The first week and a half had been unexpectedly bumpy. A windstorm had torn down the awning. The chief operating officer, after eight years on the job, had announced her departure. And then there were the shoplifters.

Like Blue Marble’s other branches, the Upper West Side location offered a small, curated selection of nonedible merchandise, like hand-sewn pillows made with certified organic fabric and “We the People” masks from Resistance by Design.

“Somebody shoplifted a sweater yesterday,” Ms. Dundas said with a sigh, “and wore it into the smoke shop next door this morning. My friend made it, and there are only five, four of which are still in the store. So I went to the police station, and they said, ‘Is this your first business in New York?’”

In the days since, for the first time in her 14 years as a shopkeeper, Ms. Dundas had installed cameras and hired a security guard. “We had shoplifting in Brooklyn,” she said, “but never like this.”

In Manhattan, she said, she found that city inspectors were more vigilant. Customers were more engaged, whether emailing to demand a summer job for a child or dictating a reset of the store’s feng shui.

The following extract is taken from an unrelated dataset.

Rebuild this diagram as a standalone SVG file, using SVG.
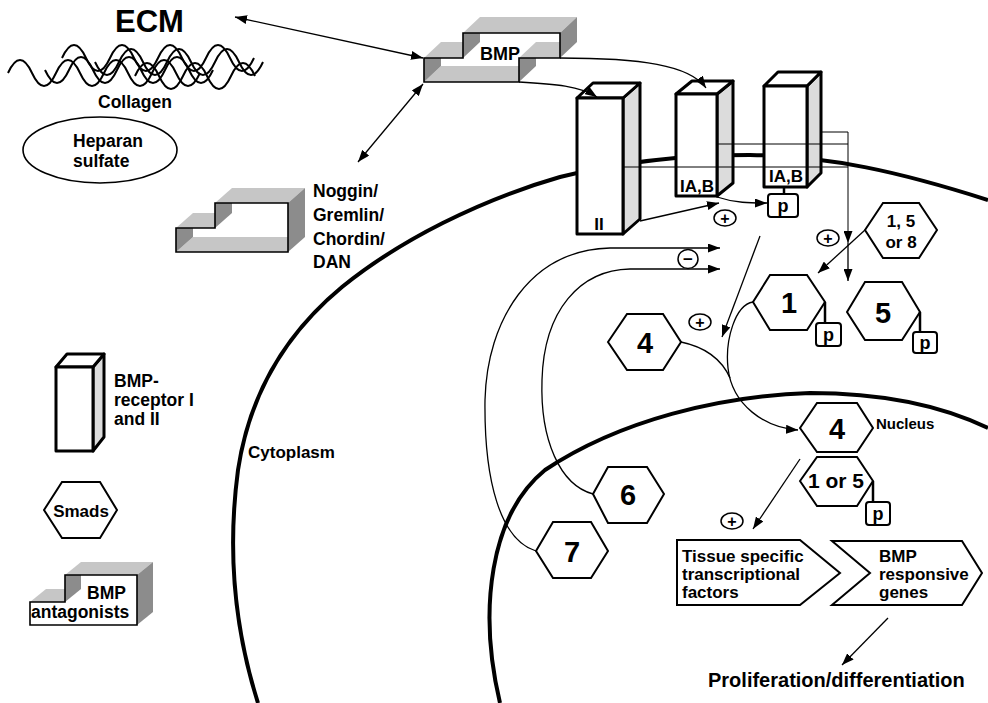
<svg xmlns="http://www.w3.org/2000/svg" width="988" height="703" viewBox="0 0 988 703">
<style>
text{font-family:"Liberation Sans",Arial,sans-serif;font-weight:bold;fill:#000}
.t17{font-size:17.5px}
.t16{font-size:17px}
.num{font-size:29px;text-anchor:middle}
.hex{fill:#fff;stroke:#000;stroke-width:2}
.pbox{fill:#fff;stroke:#000;stroke-width:2}
.pt{font-size:18px;text-anchor:middle}
.lt{fill:#c6c6c6}
.dk{fill:#8c8c8c}
.outl{fill:none;stroke:#000;stroke-width:1.6}
.rf{fill:#fff;stroke:#000;stroke-width:3;stroke-linejoin:round}
.rs{fill:#dcdcdc;stroke:#000;stroke-width:3;stroke-linejoin:round}
.ln{fill:none;stroke:#000;stroke-width:1.3}
.thin{fill:none;stroke:#000;stroke-width:1}
.mem{fill:none;stroke:#000;stroke-width:4}
.wave{fill:none;stroke:#000;stroke-width:2}
.sign{fill:#fff;stroke:#000;stroke-width:1.5}
.st{font-size:17px;text-anchor:middle}
</style>
<defs>
<marker id="ah" markerWidth="12" markerHeight="9" refX="12" refY="4.5" orient="auto-start-reverse" markerUnits="userSpaceOnUse">
<path d="M0,0 L12,4.5 L0,9 z" fill="#000"/>
</marker>
</defs>
<rect width="988" height="703" fill="#fff"/>

<!-- membranes -->
<g id="membranes">
<path class="mem" d="M258 703 C238 640 226 560 238 470 C250 390 290 330 342 287 C400 240 480 200 560 177 C620 162 680 155 750 155 C830 156 900 172 988 200"/>
<path class="mem" d="M988 428 C940 405 880 393 810 393 C720 396 620 420 545 470 C490 515 478 610 500 703"/>
</g>

<!-- ECM / collagen -->
<g id="ecm">
<text x="115" y="32" style="font-size:31px">ECM</text>
<path class="wave" d="M8 73 q12 -26 24 0 t24 0 t24 0 t24 0 t24 0 t24 0 t24 0 t24 0"/>
<path class="wave" d="M45 70 q12 26 24 0 t24 0 t24 0 t24 0 t24 0 t24 0 t24 0"/>
<path class="wave" d="M62 58 q12 -26 24 0 t24 0 t24 0 t24 0 t24 0 t24 0 t24 0 t24 0"/>
<path class="wave" d="M95 62 q12 26 24 0 t24 0 t24 0 t24 0 t24 0 t24 0 t24 0"/>
<path class="wave" d="M135 76 q12 -26 24 0 t24 0 t24 0 t24 0 t24 0"/>
<text x="98" y="108" class="t17">Collagen</text>
</g>
<g id="heparan">
<ellipse cx="100" cy="150" rx="77" ry="33" fill="#fff" stroke="#000" stroke-width="1.6"/>
<text x="73" y="147" class="t17">Heparan</text>
<text x="73" y="167" class="t17">sulfate</text>
</g>

<!-- BMP -->
<g id="bmp">
<polygon class="lt" points="463,33 480,17 577,17 560,33"/>
<polygon class="dk" points="560,33 577,17 577,42 560,58"/>
<polygon class="lt" points="424,58 441,42 480,42 463,58"/>
<polygon class="dk" points="519,58 536,42 536,66 519,82"/>
<polygon fill="#fff" points="424,58 463,58 463,33 560,33 560,58 519,58 519,82 424,82"/>
<polygon class="lt" points="424,82 441,66 519,66 519,82"/>
<polygon class="dk" points="424,58 441,58 441,66 424,82"/>
<polygon class="dk" points="463,33 480,33 480,42 463,58"/>
<polygon class="lt" points="519,58 536,42 560,42 560,58"/>
<polygon class="outl" points="424,58 463,58 463,33 560,33 560,58 519,58 519,82 424,82"/>
<text x="500" y="60" style="font-size:18px;text-anchor:middle">BMP</text>
</g>

<!-- Noggin -->
<g id="antagonist">
<polygon class="lt" points="215,203 232,188 305,188 288,203"/>
<polygon class="dk" points="288,203 305,188 305,237 288,252"/>
<polygon class="lt" points="176,228 193,213 232,213 215,228"/>
<polygon fill="#fff" points="176,228 215,228 215,203 288,203 288,252 176,252"/>
<polygon class="lt" points="176,252 193,237 288,237 288,252"/>
<polygon class="dk" points="176,228 193,228 193,237 176,252"/>
<polygon class="dk" points="215,203 232,203 232,213 215,228"/>
<polygon class="outl" points="176,228 215,228 215,203 288,203 288,252 176,252"/>
<text x="313" y="197" class="t17">Noggin/</text>
<text x="313" y="221" class="t17">Gremlin/</text>
<text x="313" y="245" class="t17">Chordin/</text>
<text x="313" y="268" class="t17">DAN</text>
</g>

<!-- receptors -->
<g id="receptor-II">
<polygon class="rs" points="623,98 640,83 640,219 623,234"/>
<polygon class="rf" points="577,98 593,83 640,83 623,98"/>
<rect class="rf" x="577" y="98" width="46" height="136"/>
<text x="599" y="230" style="font-size:17px;text-anchor:middle">II</text>
</g>
<g id="receptor-IAB-1">
<polygon class="rs" points="717,94 733,81 733,183 717,196"/>
<polygon class="rf" points="676,94 692,81 733,81 717,94"/>
<rect class="rf" x="676" y="94" width="41" height="102"/>
<text x="697" y="192" style="font-size:17px;text-anchor:middle">IA,B</text>
</g>
<g id="receptor-IAB-2">
<polygon class="rs" points="807,86 821,72 821,173 807,187"/>
<polygon class="rf" points="764,86 778,72 821,72 807,86"/>
<rect class="rf" x="764" y="86" width="43" height="101"/>
<text x="786" y="182" style="font-size:17px;text-anchor:middle">IA,B</text>
<line x1="784" y1="187" x2="784" y2="194" stroke="#000" stroke-width="2.5"/>
<rect class="pbox" x="768" y="194" width="30" height="23" rx="3"/>
<text x="783" y="212" class="pt">p</text>
</g>

<!-- smads -->
<g id="smad-158">
<polygon class="hex" points="865,230 883,203 919,203 937,230 919,258 883,258"/>
<text x="901" y="227" style="font-size:17px;text-anchor:middle">1, 5</text>
<text x="901" y="248" style="font-size:17px;text-anchor:middle">or 8</text>
</g>
<g id="smad-1">
<polygon class="hex" points="753,302 770,275 807,275 825,302 807,330 770,330"/>
<text x="789" y="313" class="num">1</text>
<line x1="825" y1="302" x2="825" y2="323" stroke="#000" stroke-width="2.5"/>
<rect class="pbox" x="816" y="323" width="25" height="23" rx="3"/>
<text x="828.5" y="341" class="pt">p</text>
</g>
<g id="smad-5">
<polygon class="hex" points="847,312 865,282 902,282 920,312 902,340 865,340"/>
<text x="883" y="323" class="num">5</text>
<line x1="920" y1="312" x2="920" y2="332" stroke="#000" stroke-width="2.5"/>
<rect class="pbox" x="913" y="332" width="24" height="21" rx="3"/>
<text x="925" y="349" class="pt">p</text>
</g>
<g id="smad-4-cyto">
<polygon class="hex" points="608,342 627,314 663,314 681,342 663,370 627,370"/>
<text x="645" y="353" class="num">4</text>
</g>
<g id="smad-4-nuc">
<polygon class="hex" points="800,428 817,403 857,403 873,428 857,452 817,452"/>
<text x="837" y="439" class="num">4</text>
</g>
<g id="smad-15-nuc">
<polygon class="hex" points="800,481 817,457 857,457 873,481 857,506 817,506"/>
<text x="836" y="488" style="font-size:21px;text-anchor:middle">1 or 5</text>
<line x1="873" y1="481" x2="873" y2="502" stroke="#000" stroke-width="2.5"/>
<rect class="pbox" x="866" y="502" width="24" height="23" rx="3"/>
<text x="878" y="520" class="pt">p</text>
</g>
<g id="smad-6">
<polygon class="hex" points="593,494 608,467 647,467 664,494 647,523 608,523"/>
<text x="628" y="505" class="num">6</text>
</g>
<g id="smad-7">
<polygon class="hex" points="536,551 553,522 591,522 608,551 591,578 553,578"/>
<text x="572" y="562" class="num">7</text>
</g>

<!-- nucleus targets -->
<g id="tissue-factors">
<polygon fill="#fff" stroke="#000" stroke-width="2" points="677,540 800,540 840,573 800,605 677,605"/>
<text x="682" y="562" class="t16">Tissue specific</text>
<text x="682" y="580" class="t16">transcriptional</text>
<text x="682" y="598" class="t16">factors</text>
</g>
<g id="bmp-genes">
<polygon fill="#fff" stroke="#000" stroke-width="2" points="832,541 962,541 982,573 962,605 832,605 870,573"/>
<text x="879" y="562" class="t16">BMP</text>
<text x="879" y="580" class="t16">responsive</text>
<text x="879" y="598" class="t16">genes</text>
</g>
<g id="outcome">
<text x="708" y="687" style="font-size:20px">Proliferation/differentiation</text>
</g>

<!-- labels -->
<g id="labels">
<text x="248" y="458" style="font-size:17px">Cytoplasm</text>
<text x="876" y="429" style="font-size:15px">Nucleus</text>
</g>

<!-- legend -->
<g id="legend-receptor">
<polygon class="rs" points="93,367 104,354 104,437 93,451"/>
<polygon class="rf" points="56,367 67,354 104,354 93,367"/>
<rect class="rf" x="56" y="367" width="37" height="84"/>
<text x="114" y="387" class="t17">BMP-</text>
<text x="114" y="406" class="t17">receptor I</text>
<text x="114" y="425" class="t17">and II</text>
</g>
<g id="legend-smad">
<polygon class="hex" points="44,510 62,482 100,482 117,510 100,538 62,538"/>
<text x="81" y="517" class="st">Smads</text>
</g>
<g id="legend-antagonist">
<polygon class="lt" points="65,575 81,562 153,562 137,575"/>
<polygon class="dk" points="137,575 153,562 153,612 137,625"/>
<polygon class="lt" points="30,602 46,589 81,589 65,602"/>
<polygon fill="#fff" points="30,602 65,602 65,575 137,575 137,625 30,625"/>
<polygon class="dk" points="65,575 81,575 81,589 65,602"/>
<polygon class="outl" points="30,602 65,602 65,575 137,575 137,625 30,625"/>
<text x="126" y="599" class="t17" style="text-anchor:end">BMP</text>
<text x="31" y="618" class="t17">antagonists</text>
</g>

<!-- connectors -->
<g id="connectors">
<line class="ln" x1="423" y1="58" x2="235" y2="17" marker-start="url(#ah)" marker-end="url(#ah)"/>
<line class="ln" x1="423" y1="84" x2="358" y2="162" marker-start="url(#ah)" marker-end="url(#ah)"/>
<path class="ln" d="M519 82 C555 84 580 86 597 97" marker-end="url(#ah)"/>
<path class="ln" d="M560 58 C640 58 690 65 706 88" marker-end="url(#ah)"/>
<path class="thin" d="M623 167 L848 167"/>
<path class="thin" d="M717 144 L848 144"/>
<path class="thin" d="M821 132 L848 132 L848 243" marker-end="url(#ah)"/>
<path class="ln" d="M848 243 L848 281" stroke-width="1.6" marker-end="url(#ah)"/>
<line class="ln" x1="865" y1="230" x2="818" y2="273" marker-end="url(#ah)"/>
<line class="ln" x1="640" y1="221" x2="719" y2="203" marker-end="url(#ah)"/>
<path class="ln" d="M717 197 C735 203 750 203 767 203" marker-end="url(#ah)"/>
<line class="ln" x1="760" y1="236" x2="722" y2="337" marker-end="url(#ah)"/>
<path class="ln" d="M536 551 C500 540 484 480 485 400 C487 320 530 250 610 248 L720 248" marker-end="url(#ah)"/>
<path class="ln" d="M593 494 C560 485 540 440 542 380 C544 310 580 270 630 269 L720 269" marker-end="url(#ah)"/>
<path class="ln" d="M681 342 C705 347 722 360 730 378"/>
<path class="ln" d="M753 302 C735 305 725 340 728 368 C732 405 765 428 798 430" marker-end="url(#ah)"/>
<line class="ln" x1="800" y1="459" x2="753" y2="529" marker-end="url(#ah)"/>
<line class="ln" x1="888" y1="618" x2="842" y2="665" marker-end="url(#ah)"/>
</g>

<!-- signs -->
<g id="signs">
<ellipse class="sign" cx="725" cy="218" rx="11" ry="8"/>
<text x="725" y="224" style="font-size:16px;text-anchor:middle">+</text>
<ellipse class="sign" cx="828" cy="238" rx="11" ry="8"/>
<text x="828" y="244" style="font-size:16px;text-anchor:middle">+</text>
<ellipse class="sign" cx="700" cy="322" rx="11" ry="8"/>
<text x="700" y="328" style="font-size:16px;text-anchor:middle">+</text>
<ellipse class="sign" cx="732" cy="521" rx="11" ry="8"/>
<text x="732" y="527" style="font-size:16px;text-anchor:middle">+</text>
<ellipse class="sign" cx="688" cy="259" rx="10" ry="9.5"/>
<text x="688" y="265" style="font-size:17px;text-anchor:middle">−</text>
</g>
</svg>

“It makes me feel like Brooklyn is a Podunk town,” Ms. Dundas said.

But the numbers were fantastic, she said. So good that despite the national labor shortage and a still-depleted population on the Upper West Side — “I’ll know the pandemic is over when I can’t get a parking space whenever I want,” Ms. Dundas said — a month after opening, Blue Marble signed a lease for a second Upper West Side scoop shop.